Could you copy every line from the material below in which "seaborn" appears?
::::
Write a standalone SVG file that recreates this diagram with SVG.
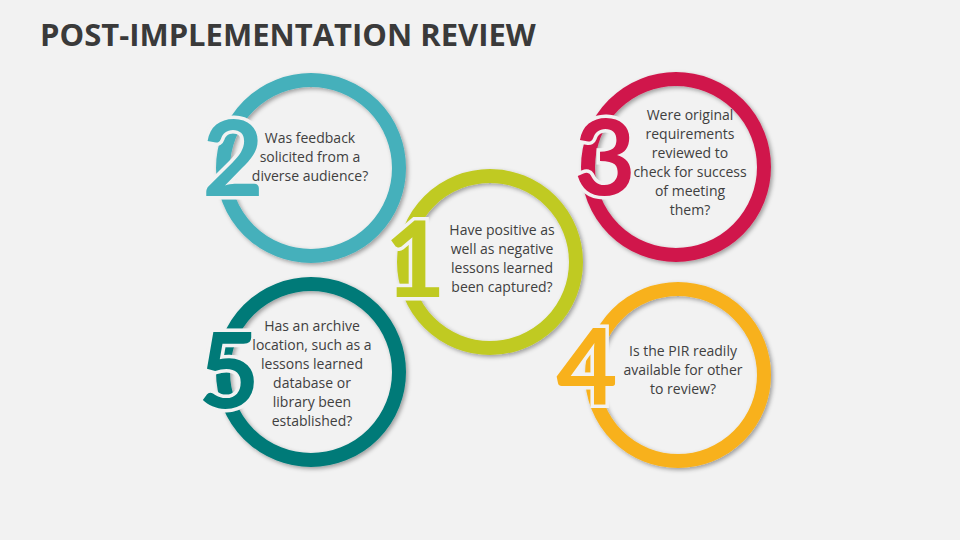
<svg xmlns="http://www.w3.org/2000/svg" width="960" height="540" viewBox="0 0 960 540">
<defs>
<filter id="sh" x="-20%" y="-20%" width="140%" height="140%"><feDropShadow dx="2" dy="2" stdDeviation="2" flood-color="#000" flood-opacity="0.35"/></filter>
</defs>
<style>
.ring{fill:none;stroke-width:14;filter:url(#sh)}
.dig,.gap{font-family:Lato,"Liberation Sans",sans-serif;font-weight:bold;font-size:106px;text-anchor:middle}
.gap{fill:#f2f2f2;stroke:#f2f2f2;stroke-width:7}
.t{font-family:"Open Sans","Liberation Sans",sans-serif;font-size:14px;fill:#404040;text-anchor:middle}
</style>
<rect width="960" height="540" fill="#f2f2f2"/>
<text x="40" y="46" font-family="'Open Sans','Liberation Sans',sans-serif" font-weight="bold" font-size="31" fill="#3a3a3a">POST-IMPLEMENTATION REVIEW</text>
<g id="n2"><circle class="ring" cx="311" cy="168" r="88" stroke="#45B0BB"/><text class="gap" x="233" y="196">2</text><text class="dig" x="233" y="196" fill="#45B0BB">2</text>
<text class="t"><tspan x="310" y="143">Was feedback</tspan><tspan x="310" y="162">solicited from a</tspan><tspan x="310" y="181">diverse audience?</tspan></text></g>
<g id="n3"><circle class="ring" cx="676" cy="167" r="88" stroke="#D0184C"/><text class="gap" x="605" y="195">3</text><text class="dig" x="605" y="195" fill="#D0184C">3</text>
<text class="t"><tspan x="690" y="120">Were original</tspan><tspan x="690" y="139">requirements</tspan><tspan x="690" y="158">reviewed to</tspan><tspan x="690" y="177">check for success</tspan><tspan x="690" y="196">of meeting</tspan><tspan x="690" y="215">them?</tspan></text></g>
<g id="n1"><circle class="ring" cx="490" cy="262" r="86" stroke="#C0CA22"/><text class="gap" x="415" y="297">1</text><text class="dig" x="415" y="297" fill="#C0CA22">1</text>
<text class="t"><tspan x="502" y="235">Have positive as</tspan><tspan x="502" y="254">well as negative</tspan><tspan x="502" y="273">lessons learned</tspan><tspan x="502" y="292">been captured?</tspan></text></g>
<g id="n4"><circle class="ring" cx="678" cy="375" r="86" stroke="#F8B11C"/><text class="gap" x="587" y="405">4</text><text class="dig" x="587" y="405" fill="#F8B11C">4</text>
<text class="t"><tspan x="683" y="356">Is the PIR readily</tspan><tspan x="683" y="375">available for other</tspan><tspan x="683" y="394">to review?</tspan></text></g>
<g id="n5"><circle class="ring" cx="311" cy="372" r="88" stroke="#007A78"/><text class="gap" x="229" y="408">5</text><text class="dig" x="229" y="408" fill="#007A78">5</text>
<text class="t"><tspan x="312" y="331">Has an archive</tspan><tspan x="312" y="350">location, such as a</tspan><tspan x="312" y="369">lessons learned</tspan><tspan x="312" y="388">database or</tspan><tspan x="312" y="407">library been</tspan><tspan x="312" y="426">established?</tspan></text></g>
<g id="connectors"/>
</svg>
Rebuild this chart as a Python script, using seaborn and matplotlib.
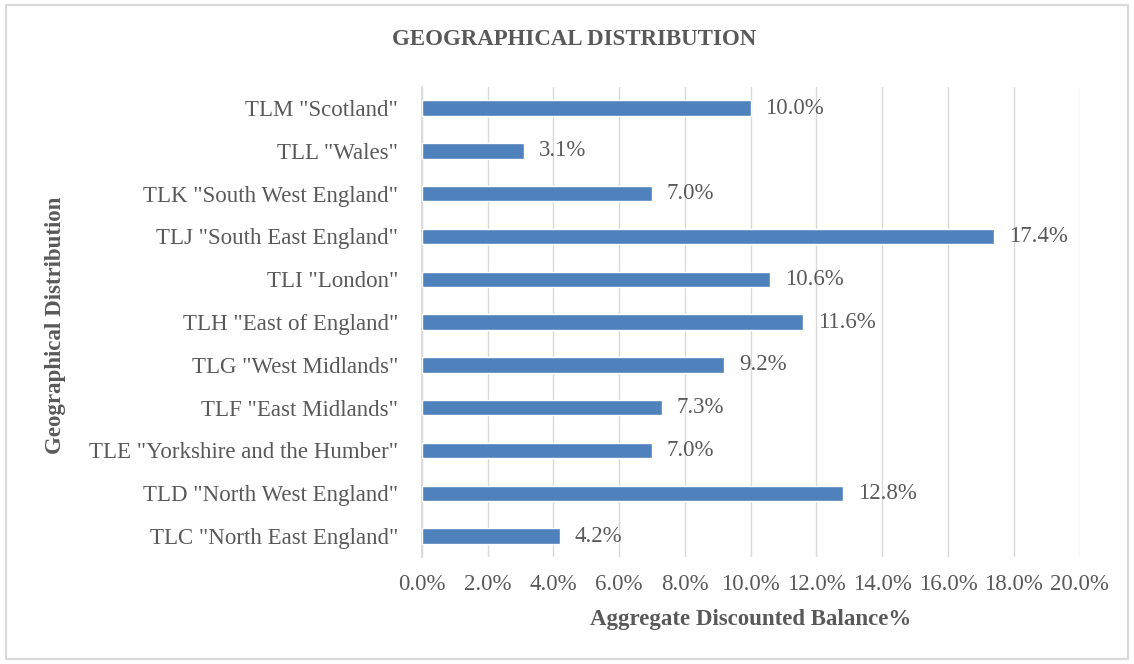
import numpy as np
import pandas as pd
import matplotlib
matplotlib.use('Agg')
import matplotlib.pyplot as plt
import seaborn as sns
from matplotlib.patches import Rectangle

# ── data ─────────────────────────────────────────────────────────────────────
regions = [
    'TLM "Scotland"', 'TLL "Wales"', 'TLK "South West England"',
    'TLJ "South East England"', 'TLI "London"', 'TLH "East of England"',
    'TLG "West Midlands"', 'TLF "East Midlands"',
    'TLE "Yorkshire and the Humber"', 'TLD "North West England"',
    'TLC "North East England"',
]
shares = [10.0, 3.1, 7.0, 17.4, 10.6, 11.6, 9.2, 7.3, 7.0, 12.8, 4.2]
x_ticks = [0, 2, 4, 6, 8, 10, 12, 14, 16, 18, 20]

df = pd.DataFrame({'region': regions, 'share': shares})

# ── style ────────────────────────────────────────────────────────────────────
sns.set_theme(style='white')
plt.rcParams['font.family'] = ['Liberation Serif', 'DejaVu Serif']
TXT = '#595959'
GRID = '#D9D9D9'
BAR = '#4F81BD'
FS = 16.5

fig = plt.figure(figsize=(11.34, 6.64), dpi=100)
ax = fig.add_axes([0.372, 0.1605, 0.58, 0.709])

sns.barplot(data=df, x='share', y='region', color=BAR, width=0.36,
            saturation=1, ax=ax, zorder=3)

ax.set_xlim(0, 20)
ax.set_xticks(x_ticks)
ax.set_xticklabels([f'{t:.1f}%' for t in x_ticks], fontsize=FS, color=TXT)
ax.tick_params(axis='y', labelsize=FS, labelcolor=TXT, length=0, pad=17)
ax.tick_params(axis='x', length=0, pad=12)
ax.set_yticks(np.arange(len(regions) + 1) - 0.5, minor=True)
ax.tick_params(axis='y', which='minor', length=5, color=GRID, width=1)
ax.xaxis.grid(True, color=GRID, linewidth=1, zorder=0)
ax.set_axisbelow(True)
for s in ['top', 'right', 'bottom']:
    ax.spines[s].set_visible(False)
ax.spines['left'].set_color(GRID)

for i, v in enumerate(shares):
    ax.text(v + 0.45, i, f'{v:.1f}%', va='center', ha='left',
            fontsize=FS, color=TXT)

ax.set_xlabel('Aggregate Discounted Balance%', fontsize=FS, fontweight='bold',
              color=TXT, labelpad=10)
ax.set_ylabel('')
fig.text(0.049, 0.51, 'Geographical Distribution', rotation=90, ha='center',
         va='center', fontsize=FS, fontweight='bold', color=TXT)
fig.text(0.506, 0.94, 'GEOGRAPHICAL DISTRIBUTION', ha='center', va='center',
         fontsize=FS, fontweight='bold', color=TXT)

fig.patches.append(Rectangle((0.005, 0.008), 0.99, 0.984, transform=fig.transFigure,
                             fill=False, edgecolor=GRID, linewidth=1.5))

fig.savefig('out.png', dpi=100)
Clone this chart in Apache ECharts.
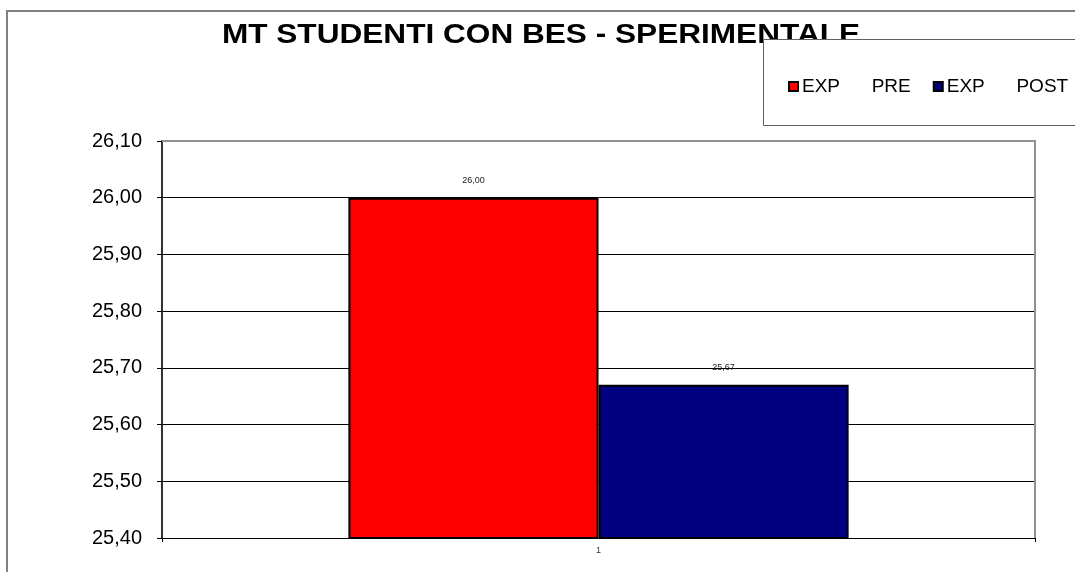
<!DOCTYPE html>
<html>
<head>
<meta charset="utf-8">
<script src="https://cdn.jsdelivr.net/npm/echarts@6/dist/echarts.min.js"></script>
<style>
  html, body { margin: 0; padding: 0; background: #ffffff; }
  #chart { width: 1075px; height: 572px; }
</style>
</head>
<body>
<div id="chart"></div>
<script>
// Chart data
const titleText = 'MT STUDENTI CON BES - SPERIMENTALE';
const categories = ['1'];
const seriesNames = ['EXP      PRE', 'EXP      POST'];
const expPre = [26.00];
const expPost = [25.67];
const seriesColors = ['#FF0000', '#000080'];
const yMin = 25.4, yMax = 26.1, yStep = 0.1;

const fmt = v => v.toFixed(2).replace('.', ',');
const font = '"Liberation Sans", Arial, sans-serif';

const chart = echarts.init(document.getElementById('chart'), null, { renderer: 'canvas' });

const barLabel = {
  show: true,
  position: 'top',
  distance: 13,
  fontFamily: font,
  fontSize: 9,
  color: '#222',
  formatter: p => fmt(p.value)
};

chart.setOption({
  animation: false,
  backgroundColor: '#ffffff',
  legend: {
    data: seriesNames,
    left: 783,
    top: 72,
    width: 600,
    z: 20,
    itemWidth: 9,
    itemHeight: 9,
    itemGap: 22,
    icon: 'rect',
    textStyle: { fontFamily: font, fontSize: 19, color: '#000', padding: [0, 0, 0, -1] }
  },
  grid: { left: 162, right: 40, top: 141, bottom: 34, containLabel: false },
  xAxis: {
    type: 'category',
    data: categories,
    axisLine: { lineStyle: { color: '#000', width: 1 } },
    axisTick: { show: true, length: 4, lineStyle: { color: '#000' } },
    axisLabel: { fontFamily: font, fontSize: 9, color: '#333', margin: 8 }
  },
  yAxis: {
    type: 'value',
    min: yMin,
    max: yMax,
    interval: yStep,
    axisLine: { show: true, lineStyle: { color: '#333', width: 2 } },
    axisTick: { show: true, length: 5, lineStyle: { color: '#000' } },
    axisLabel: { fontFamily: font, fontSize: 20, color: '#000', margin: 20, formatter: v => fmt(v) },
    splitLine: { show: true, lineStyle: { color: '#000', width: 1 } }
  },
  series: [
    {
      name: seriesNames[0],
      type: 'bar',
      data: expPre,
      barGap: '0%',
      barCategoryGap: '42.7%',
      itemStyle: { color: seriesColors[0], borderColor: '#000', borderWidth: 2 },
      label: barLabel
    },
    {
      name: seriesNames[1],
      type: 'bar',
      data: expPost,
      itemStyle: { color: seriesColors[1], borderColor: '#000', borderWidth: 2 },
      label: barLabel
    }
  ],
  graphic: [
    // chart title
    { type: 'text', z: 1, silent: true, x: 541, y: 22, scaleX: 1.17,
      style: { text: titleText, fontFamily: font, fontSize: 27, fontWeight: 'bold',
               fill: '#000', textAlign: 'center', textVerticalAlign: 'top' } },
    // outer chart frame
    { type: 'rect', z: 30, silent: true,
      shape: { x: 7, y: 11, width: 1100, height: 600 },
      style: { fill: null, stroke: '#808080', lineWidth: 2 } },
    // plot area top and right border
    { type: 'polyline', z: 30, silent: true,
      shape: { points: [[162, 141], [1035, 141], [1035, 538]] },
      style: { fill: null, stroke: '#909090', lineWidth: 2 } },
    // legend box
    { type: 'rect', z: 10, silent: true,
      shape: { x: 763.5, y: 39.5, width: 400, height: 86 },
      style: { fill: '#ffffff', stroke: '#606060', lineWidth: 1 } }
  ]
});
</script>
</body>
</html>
::::
* _COMPLETE OUTPUT_
Rebuild this chart as a Python script, using seaborn and matplotlib.
import seaborn as sns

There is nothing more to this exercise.